A maximum-likelihood phylogenetic tree including this and other Brazilian sequences sampled in the same period was built using IQTREE2 [8]. Our background reference dataset also included complete genome sequences of Omicron BA.1, BA.2, and BA.3, Delta, and the recombinant XD as references. As expected for recombinants or consensus sequences resulting from coinfection, the sample clustered with a long branch and low bootstrap support within BA.1 clade (Fig. 1A). This sequence, deposited in the GISAID database under ID no. EPI_ISL_11271349, had 99.59% non-N bases with a mean coverage of 2,833. However, NextClade pointed to several individual mutations that differed between the query sequence and the nearest neighbor sequence that are typically associated with the BA.2 clade, although the PANGO designation assigned it as lineage BA.1. We then analyzed the mutation profile of the sequencing reads in detail and observed the presence of BA.1 characteristic mutations in the spike protein (A67V, T95I, Y145D, G496S, T547K, N856K, L981F, del 69-70, and del 142-144), as well as BA.2-specific amino acid mutations (T19I, V213G, S371F, T376A, D405N, and R408S) in different proportions, strongly suggesting that the sequence obtained was not due to a BA.1/BA.2 recombinant but instead to a coinfection with both of these lineages (Table 1).

Fig. 1

(A) Maximum-likelihood phylogenetic tree including the study sequence and other Brazilian sequences sampled in the same period, constructed using IQTREE2. (B) Assembly of the reads of the study sequence showing lower coverage in the regions 21765-21770del and 21633-21641del, where SARS-CoV-2 BA.1 and BA.2, respectively, were expected to have deletions.

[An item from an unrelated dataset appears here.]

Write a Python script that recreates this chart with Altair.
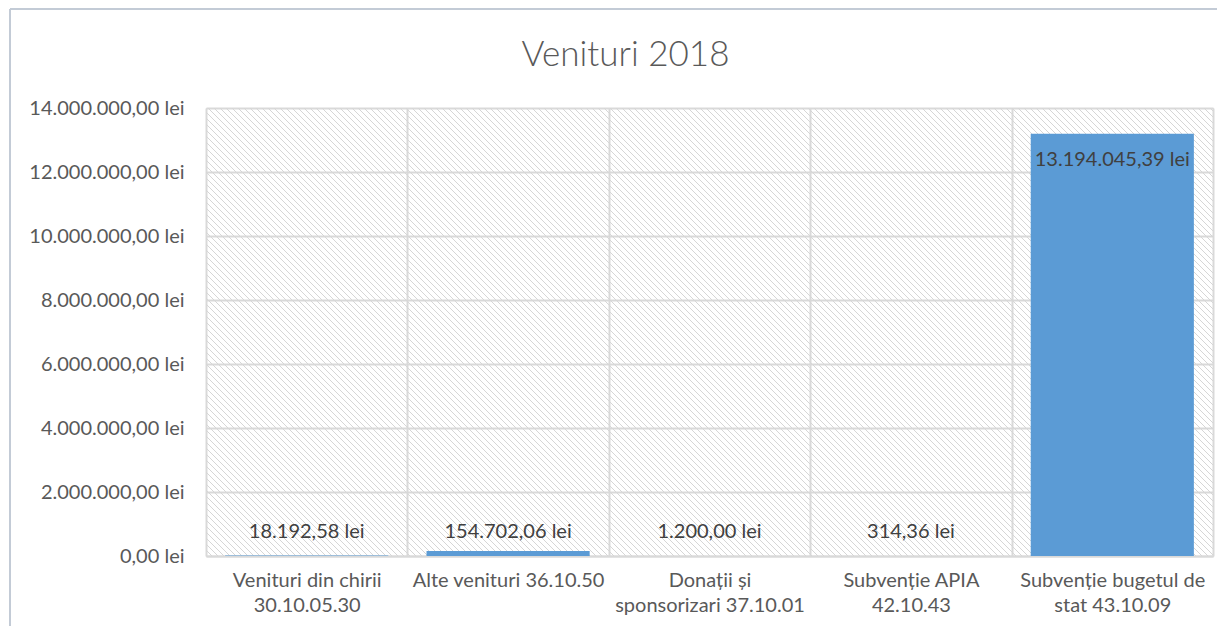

Table 1 Percentage of bases in key positions of the spike gene that can be used to discriminate between SARS-CoV-2 BA.1 and SARS CoV-2 BA.2

Figure 1B illustrates the mix present in the regions 21765-21770 and 21633-21641, where SARS-CoV-2 BA.1 and BA.2, respectively, are expected to have deletions. To confirm this observation, we performed an RT-PCR using specific probes to detect del69-70 and wild type, and both variants were amplified. Like most of the samples sent to us for routine SARS-CoV-2 surveillance, this sample did not have associated clinical data such as vaccination history.

Coinfections with SARS-CoV-2 sublineages have been reported previously [9,10,11,12]. However, to our knowledge, this is the first report of coinfection with sublineages BA.1 and BA.2. SARS-CoV-2 coinfection should be closely monitored, since it is a sine qua non precondition for the emergence of recombinant viruses. Unfortunately, SARS-CoV-2 genomic surveillance is suboptimal in many countries [13], and rare events like these are likely to go unnoticed. Moreover, standard bioinformatics protocols using the Dragen^TM Covid Lineage App and the absence of detailed genetic analysis of NGS reads often obscure the detection of putative recombinants or mixed infections. Therefore, we conclude that the number of coinfections with different SARS-CoV-2 sublineages most likely remains underestimated.